Temperature significantly influences the composition and structure of biotic communities at large scales. While its role in shaping taxonomic diversity is well-documented, its relationship with other facets of biodiversity, like phylogenetic diversity, remains poorly known. Understanding how and to which extent temperature contributes to global patterns of phylogenetic diversity compared to other biodiversity-structuring factors is crucial for comprehending how bird assemblages are structured worldwide, predicting their response to global-change drivers and supporting conservation policies focused on preserving bird genetic diversity and evolutionary history.
Worldwide.
We analyse the role of temperature in predicting bird regional phylogenetic richness (PD) and divergence (MPD) worldwide, before and after controlling for the effect of species richness (SR). We also assess the shape of this relationship in different biogeographic realms and compare its explanatory power with other key biodiversity-structuring factors such as elevation, human impact index, net primary productivity and land use diversity.

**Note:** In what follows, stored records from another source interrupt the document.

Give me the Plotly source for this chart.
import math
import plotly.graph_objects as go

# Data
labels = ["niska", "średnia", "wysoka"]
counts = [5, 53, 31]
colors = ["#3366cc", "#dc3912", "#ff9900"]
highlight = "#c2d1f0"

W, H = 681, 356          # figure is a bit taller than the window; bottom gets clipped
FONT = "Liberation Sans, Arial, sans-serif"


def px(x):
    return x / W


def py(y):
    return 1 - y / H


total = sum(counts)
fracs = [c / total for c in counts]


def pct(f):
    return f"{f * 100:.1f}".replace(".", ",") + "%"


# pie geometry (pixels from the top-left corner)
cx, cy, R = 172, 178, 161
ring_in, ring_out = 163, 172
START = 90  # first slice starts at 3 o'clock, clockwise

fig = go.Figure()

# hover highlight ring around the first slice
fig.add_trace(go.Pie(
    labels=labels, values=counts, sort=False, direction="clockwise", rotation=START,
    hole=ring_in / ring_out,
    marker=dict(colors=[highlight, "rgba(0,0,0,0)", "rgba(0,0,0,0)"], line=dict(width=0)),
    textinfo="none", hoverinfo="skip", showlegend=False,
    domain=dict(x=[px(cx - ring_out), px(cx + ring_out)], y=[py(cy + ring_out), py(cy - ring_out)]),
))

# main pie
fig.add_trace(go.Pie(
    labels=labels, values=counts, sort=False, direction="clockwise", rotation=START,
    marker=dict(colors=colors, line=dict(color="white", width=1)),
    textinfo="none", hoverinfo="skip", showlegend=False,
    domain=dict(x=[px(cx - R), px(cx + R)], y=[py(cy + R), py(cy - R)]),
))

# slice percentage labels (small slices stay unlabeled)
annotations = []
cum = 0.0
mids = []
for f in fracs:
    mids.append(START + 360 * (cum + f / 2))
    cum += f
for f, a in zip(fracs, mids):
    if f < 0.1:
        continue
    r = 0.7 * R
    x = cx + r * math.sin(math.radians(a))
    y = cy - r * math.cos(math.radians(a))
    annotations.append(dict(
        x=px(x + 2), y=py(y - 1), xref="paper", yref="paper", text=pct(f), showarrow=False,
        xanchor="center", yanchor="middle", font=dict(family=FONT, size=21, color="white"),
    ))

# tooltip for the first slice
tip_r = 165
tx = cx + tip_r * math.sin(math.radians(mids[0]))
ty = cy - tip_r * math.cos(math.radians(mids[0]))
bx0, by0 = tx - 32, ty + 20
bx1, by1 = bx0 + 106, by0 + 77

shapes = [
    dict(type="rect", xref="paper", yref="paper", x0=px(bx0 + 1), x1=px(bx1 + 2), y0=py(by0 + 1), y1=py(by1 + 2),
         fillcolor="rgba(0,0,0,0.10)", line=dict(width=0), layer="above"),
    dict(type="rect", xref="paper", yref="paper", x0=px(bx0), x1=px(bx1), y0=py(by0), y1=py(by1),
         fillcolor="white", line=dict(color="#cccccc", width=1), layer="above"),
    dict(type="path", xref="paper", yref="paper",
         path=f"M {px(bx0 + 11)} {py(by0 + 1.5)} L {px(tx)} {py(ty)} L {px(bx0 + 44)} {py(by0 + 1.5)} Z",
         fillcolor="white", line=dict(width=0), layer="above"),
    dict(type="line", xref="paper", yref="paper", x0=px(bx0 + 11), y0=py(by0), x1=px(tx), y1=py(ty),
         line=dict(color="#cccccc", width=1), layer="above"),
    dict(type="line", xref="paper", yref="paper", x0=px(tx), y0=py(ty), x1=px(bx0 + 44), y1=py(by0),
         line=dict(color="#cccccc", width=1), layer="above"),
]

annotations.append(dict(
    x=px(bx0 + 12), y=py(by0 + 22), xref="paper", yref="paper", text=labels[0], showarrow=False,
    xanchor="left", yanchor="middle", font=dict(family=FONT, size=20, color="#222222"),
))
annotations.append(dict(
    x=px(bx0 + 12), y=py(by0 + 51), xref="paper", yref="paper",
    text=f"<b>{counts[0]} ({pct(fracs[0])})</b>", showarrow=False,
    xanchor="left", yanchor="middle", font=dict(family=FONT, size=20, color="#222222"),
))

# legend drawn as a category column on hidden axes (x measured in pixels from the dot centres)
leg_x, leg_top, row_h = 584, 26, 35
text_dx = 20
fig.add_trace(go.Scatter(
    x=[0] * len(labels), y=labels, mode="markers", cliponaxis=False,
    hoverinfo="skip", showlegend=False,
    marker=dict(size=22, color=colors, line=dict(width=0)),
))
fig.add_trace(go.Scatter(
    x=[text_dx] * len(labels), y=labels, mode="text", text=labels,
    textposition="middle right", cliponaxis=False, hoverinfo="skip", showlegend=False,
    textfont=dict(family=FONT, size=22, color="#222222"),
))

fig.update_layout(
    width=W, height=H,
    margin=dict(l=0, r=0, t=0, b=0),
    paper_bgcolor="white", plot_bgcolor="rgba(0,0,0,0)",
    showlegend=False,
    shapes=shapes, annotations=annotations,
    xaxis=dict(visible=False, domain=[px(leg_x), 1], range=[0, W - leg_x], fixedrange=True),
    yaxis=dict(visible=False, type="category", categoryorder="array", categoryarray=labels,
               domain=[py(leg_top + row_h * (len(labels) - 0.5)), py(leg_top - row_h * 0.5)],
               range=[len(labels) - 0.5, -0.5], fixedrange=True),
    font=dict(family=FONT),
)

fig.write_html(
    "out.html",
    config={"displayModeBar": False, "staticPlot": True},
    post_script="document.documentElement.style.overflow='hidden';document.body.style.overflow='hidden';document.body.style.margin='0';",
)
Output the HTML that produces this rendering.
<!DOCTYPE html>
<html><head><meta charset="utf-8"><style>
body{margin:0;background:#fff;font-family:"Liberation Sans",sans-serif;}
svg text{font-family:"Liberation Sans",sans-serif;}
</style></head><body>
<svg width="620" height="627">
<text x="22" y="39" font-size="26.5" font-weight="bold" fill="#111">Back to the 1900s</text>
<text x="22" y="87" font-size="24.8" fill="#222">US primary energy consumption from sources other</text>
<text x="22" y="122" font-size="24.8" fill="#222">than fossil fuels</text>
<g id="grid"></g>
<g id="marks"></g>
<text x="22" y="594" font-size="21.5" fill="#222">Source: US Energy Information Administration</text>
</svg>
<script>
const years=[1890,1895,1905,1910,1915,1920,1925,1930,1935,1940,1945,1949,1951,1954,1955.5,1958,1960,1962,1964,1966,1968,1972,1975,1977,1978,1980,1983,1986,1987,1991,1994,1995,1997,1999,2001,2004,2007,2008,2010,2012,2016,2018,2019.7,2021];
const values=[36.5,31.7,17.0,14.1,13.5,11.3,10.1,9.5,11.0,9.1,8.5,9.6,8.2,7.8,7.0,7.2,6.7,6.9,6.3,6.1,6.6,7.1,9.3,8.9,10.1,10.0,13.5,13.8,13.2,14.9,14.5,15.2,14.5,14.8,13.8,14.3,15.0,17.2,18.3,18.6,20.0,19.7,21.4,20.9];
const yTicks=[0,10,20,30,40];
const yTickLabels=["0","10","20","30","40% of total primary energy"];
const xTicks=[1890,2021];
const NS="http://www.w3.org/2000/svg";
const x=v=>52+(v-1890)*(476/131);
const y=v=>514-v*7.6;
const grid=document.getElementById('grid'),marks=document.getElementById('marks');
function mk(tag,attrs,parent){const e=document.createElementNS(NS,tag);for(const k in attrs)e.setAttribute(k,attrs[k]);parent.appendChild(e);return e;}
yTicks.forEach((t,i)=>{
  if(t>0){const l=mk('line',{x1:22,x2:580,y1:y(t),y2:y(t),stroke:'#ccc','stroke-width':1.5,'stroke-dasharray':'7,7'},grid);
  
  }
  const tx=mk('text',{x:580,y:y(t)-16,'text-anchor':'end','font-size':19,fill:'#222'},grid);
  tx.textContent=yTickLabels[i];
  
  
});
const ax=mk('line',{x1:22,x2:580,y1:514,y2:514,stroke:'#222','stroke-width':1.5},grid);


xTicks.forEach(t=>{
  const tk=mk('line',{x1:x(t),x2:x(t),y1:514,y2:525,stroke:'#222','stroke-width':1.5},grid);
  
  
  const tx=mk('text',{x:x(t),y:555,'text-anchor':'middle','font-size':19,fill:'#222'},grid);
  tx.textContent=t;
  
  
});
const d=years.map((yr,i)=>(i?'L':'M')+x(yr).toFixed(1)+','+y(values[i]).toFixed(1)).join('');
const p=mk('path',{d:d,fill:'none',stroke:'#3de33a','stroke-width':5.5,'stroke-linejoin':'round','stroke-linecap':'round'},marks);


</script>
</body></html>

Our findings underscore the high significance and consistency of temperature as a key predictor positively associated with bird PD and MPD across the six main biogeographic realms, even after accounting for SR and latitude, suggesting that temperature modulates the intrinsic capacity of environments to support a diverse array of lineages. In addition, PD and MPD tended to increase at low elevations, but the human-impact index did not effectively predict bird phylogenetic diversity at this scale. Furthermore, high PD was linked to regions with high primary productivity and high land-use diversity, although both of these relationships were strongly mediated by SR.
This study unveils the key role of temperature in explaining bird phylogenetic diversity worldwide over other key biodiversity-structuring factors and points to the profound implications that climate change will have on the amount of evolutionary history held in bird assemblages, beyond species extinctions or range shifts alone.